===== Collected material =====

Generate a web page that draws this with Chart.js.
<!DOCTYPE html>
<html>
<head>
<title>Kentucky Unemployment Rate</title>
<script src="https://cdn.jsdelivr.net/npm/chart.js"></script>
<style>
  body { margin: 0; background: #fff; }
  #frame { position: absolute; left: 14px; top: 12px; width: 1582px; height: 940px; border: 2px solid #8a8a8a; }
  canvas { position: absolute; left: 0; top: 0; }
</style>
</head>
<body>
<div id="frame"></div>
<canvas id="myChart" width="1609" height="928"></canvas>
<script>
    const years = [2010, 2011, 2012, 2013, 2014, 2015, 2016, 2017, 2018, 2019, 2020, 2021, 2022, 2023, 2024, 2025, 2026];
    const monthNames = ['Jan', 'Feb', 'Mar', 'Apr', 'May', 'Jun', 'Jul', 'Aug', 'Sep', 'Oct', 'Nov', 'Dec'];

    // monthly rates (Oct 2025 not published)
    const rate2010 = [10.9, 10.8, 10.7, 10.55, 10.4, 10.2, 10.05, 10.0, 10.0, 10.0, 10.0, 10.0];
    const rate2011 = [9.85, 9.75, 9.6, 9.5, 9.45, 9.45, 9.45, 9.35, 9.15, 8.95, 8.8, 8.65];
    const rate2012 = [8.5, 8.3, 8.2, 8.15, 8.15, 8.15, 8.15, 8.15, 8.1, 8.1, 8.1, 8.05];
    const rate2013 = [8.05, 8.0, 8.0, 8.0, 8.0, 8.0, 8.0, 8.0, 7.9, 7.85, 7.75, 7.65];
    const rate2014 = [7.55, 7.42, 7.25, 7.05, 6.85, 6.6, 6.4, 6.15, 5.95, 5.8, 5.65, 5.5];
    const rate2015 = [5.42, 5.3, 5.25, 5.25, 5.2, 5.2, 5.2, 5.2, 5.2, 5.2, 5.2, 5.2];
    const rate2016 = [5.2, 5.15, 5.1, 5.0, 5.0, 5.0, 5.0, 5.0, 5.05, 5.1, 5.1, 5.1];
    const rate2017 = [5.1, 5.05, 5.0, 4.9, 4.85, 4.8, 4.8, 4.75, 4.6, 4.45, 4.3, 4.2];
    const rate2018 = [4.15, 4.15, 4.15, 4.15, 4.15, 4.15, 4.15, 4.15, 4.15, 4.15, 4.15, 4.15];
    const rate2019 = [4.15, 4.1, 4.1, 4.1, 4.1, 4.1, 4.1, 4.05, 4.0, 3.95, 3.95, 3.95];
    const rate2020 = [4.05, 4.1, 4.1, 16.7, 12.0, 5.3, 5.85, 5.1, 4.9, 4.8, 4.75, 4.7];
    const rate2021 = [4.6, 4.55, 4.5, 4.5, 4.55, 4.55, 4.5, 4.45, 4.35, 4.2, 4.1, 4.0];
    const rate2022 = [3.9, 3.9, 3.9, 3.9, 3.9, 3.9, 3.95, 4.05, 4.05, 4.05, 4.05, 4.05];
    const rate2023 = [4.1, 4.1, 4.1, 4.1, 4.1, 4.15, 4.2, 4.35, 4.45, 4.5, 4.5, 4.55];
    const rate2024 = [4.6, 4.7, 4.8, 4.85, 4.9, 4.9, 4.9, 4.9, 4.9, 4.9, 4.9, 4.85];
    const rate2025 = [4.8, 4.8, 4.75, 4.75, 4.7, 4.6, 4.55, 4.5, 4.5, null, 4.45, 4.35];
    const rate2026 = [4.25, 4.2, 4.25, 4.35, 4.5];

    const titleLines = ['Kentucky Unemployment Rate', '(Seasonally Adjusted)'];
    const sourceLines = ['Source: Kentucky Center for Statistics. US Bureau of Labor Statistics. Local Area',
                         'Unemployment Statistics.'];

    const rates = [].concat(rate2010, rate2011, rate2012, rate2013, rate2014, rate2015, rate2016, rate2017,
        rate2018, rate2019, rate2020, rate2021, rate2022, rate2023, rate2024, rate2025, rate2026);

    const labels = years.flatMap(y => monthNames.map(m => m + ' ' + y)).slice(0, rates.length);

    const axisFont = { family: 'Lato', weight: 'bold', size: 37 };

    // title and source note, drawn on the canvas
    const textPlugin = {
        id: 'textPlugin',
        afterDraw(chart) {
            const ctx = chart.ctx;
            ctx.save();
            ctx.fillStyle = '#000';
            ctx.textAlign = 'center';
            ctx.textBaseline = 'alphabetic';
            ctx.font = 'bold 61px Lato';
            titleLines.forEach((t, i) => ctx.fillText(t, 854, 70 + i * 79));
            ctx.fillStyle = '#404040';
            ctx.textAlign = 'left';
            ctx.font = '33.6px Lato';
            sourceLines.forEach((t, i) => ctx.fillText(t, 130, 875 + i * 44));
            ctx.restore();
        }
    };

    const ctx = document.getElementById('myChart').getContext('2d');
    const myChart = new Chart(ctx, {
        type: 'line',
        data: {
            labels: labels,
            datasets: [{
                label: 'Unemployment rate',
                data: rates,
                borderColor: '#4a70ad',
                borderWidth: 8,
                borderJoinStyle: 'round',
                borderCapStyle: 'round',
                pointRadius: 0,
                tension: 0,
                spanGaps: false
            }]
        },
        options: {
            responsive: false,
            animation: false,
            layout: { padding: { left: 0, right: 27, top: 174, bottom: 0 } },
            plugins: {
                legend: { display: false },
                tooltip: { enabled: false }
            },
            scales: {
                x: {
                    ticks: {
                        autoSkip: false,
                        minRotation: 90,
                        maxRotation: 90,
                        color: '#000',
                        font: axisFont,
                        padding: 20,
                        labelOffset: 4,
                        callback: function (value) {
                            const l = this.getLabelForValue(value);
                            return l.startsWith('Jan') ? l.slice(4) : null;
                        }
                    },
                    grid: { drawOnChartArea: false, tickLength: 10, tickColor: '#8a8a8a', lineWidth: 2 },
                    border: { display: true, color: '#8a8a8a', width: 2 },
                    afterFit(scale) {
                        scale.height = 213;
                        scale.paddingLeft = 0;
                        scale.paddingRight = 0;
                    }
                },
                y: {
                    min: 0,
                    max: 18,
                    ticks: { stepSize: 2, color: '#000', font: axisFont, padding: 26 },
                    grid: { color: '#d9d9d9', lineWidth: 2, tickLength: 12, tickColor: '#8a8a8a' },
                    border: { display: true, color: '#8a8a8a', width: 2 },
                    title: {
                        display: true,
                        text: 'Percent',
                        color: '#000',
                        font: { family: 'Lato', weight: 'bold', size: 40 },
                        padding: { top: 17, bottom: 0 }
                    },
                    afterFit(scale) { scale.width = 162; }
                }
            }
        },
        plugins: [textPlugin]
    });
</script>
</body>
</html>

=====

> _What is required_
Output the listing above exactly as it appears.

> _The reply_
Generate a web page that draws this with Chart.js.
<!DOCTYPE html>
<html>
<head>
<title>Kentucky Unemployment Rate</title>
<script src="https://cdn.jsdelivr.net/npm/chart.js"></script>
<style>
  body { margin: 0; background: #fff; }
  #frame { position: absolute; left: 14px; top: 12px; width: 1582px; height: 940px; border: 2px solid #8a8a8a; }
  canvas { position: absolute; left: 0; top: 0; }
</style>
</head>
<body>
<div id="frame"></div>
<canvas id="myChart" width="1609" height="928"></canvas>
<script>
    const years = [2010, 2011, 2012, 2013, 2014, 2015, 2016, 2017, 2018, 2019, 2020, 2021, 2022, 2023, 2024, 2025, 2026];
    const monthNames = ['Jan', 'Feb', 'Mar', 'Apr', 'May', 'Jun', 'Jul', 'Aug', 'Sep', 'Oct', 'Nov', 'Dec'];

    // monthly rates (Oct 2025 not published)
    const rate2010 = [10.9, 10.8, 10.7, 10.55, 10.4, 10.2, 10.05, 10.0, 10.0, 10.0, 10.0, 10.0];
    const rate2011 = [9.85, 9.75, 9.6, 9.5, 9.45, 9.45, 9.45, 9.35, 9.15, 8.95, 8.8, 8.65];
    const rate2012 = [8.5, 8.3, 8.2, 8.15, 8.15, 8.15, 8.15, 8.15, 8.1, 8.1, 8.1, 8.05];
    const rate2013 = [8.05, 8.0, 8.0, 8.0, 8.0, 8.0, 8.0, 8.0, 7.9, 7.85, 7.75, 7.65];
    const rate2014 = [7.55, 7.42, 7.25, 7.05, 6.85, 6.6, 6.4, 6.15, 5.95, 5.8, 5.65, 5.5];
    const rate2015 = [5.42, 5.3, 5.25, 5.25, 5.2, 5.2, 5.2, 5.2, 5.2, 5.2, 5.2, 5.2];
    const rate2016 = [5.2, 5.15, 5.1, 5.0, 5.0, 5.0, 5.0, 5.0, 5.05, 5.1, 5.1, 5.1];
    const rate2017 = [5.1, 5.05, 5.0, 4.9, 4.85, 4.8, 4.8, 4.75, 4.6, 4.45, 4.3, 4.2];
    const rate2018 = [4.15, 4.15, 4.15, 4.15, 4.15, 4.15, 4.15, 4.15, 4.15, 4.15, 4.15, 4.15];
    const rate2019 = [4.15, 4.1, 4.1, 4.1, 4.1, 4.1, 4.1, 4.05, 4.0, 3.95, 3.95, 3.95];
    const rate2020 = [4.05, 4.1, 4.1, 16.7, 12.0, 5.3, 5.85, 5.1, 4.9, 4.8, 4.75, 4.7];
    const rate2021 = [4.6, 4.55, 4.5, 4.5, 4.55, 4.55, 4.5, 4.45, 4.35, 4.2, 4.1, 4.0];
    const rate2022 = [3.9, 3.9, 3.9, 3.9, 3.9, 3.9, 3.95, 4.05, 4.05, 4.05, 4.05, 4.05];
    const rate2023 = [4.1, 4.1, 4.1, 4.1, 4.1, 4.15, 4.2, 4.35, 4.45, 4.5, 4.5, 4.55];
    const rate2024 = [4.6, 4.7, 4.8, 4.85, 4.9, 4.9, 4.9, 4.9, 4.9, 4.9, 4.9, 4.85];
    const rate2025 = [4.8, 4.8, 4.75, 4.75, 4.7, 4.6, 4.55, 4.5, 4.5, null, 4.45, 4.35];
    const rate2026 = [4.25, 4.2, 4.25, 4.35, 4.5];

    const titleLines = ['Kentucky Unemployment Rate', '(Seasonally Adjusted)'];
    const sourceLines = ['Source: Kentucky Center for Statistics. US Bureau of Labor Statistics. Local Area',
                         'Unemployment Statistics.'];

    const rates = [].concat(rate2010, rate2011, rate2012, rate2013, rate2014, rate2015, rate2016, rate2017,
        rate2018, rate2019, rate2020, rate2021, rate2022, rate2023, rate2024, rate2025, rate2026);

    const labels = years.flatMap(y => monthNames.map(m => m + ' ' + y)).slice(0, rates.length);

    const axisFont = { family: 'Lato', weight: 'bold', size: 37 };

    // title and source note, drawn on the canvas
    const textPlugin = {
        id: 'textPlugin',
        afterDraw(chart) {
            const ctx = chart.ctx;
            ctx.save();
            ctx.fillStyle = '#000';
            ctx.textAlign = 'center';
            ctx.textBaseline = 'alphabetic';
            ctx.font = 'bold 61px Lato';
            titleLines.forEach((t, i) => ctx.fillText(t, 854, 70 + i * 79));
            ctx.fillStyle = '#404040';
            ctx.textAlign = 'left';
            ctx.font = '33.6px Lato';
            sourceLines.forEach((t, i) => ctx.fillText(t, 130, 875 + i * 44));
            ctx.restore();
        }
    };

    const ctx = document.getElementById('myChart').getContext('2d');
    const myChart = new Chart(ctx, {
        type: 'line',
        data: {
            labels: labels,
            datasets: [{
                label: 'Unemployment rate',
                data: rates,
                borderColor: '#4a70ad',
                borderWidth: 8,
                borderJoinStyle: 'round',
                borderCapStyle: 'round',
                pointRadius: 0,
                tension: 0,
                spanGaps: false
            }]
        },
        options: {
            responsive: false,
            animation: false,
            layout: { padding: { left: 0, right: 27, top: 174, bottom: 0 } },
            plugins: {
                legend: { display: false },
                tooltip: { enabled: false }
            },
            scales: {
                x: {
                    ticks: {
                        autoSkip: false,
                        minRotation: 90,
                        maxRotation: 90,
                        color: '#000',
                        font: axisFont,
                        padding: 20,
                        labelOffset: 4,
                        callback: function (value) {
                            const l = this.getLabelForValue(value);
                            return l.startsWith('Jan') ? l.slice(4) : null;
                        }
                    },
                    grid: { drawOnChartArea: false, tickLength: 10, tickColor: '#8a8a8a', lineWidth: 2 },
                    border: { display: true, color: '#8a8a8a', width: 2 },
                    afterFit(scale) {
                        scale.height = 213;
                        scale.paddingLeft = 0;
                        scale.paddingRight = 0;
                    }
                },
                y: {
                    min: 0,
                    max: 18,
                    ticks: { stepSize: 2, color: '#000', font: axisFont, padding: 26 },
                    grid: { color: '#d9d9d9', lineWidth: 2, tickLength: 12, tickColor: '#8a8a8a' },
                    border: { display: true, color: '#8a8a8a', width: 2 },
                    title: {
                        display: true,
                        text: 'Percent',
                        color: '#000',
                        font: { family: 'Lato', weight: 'bold', size: 40 },
                        padding: { top: 17, bottom: 0 }
                    },
                    afterFit(scale) { scale.width = 162; }
                }
            }
        },
        plugins: [textPlugin]
    });
</script>
</body>
</html>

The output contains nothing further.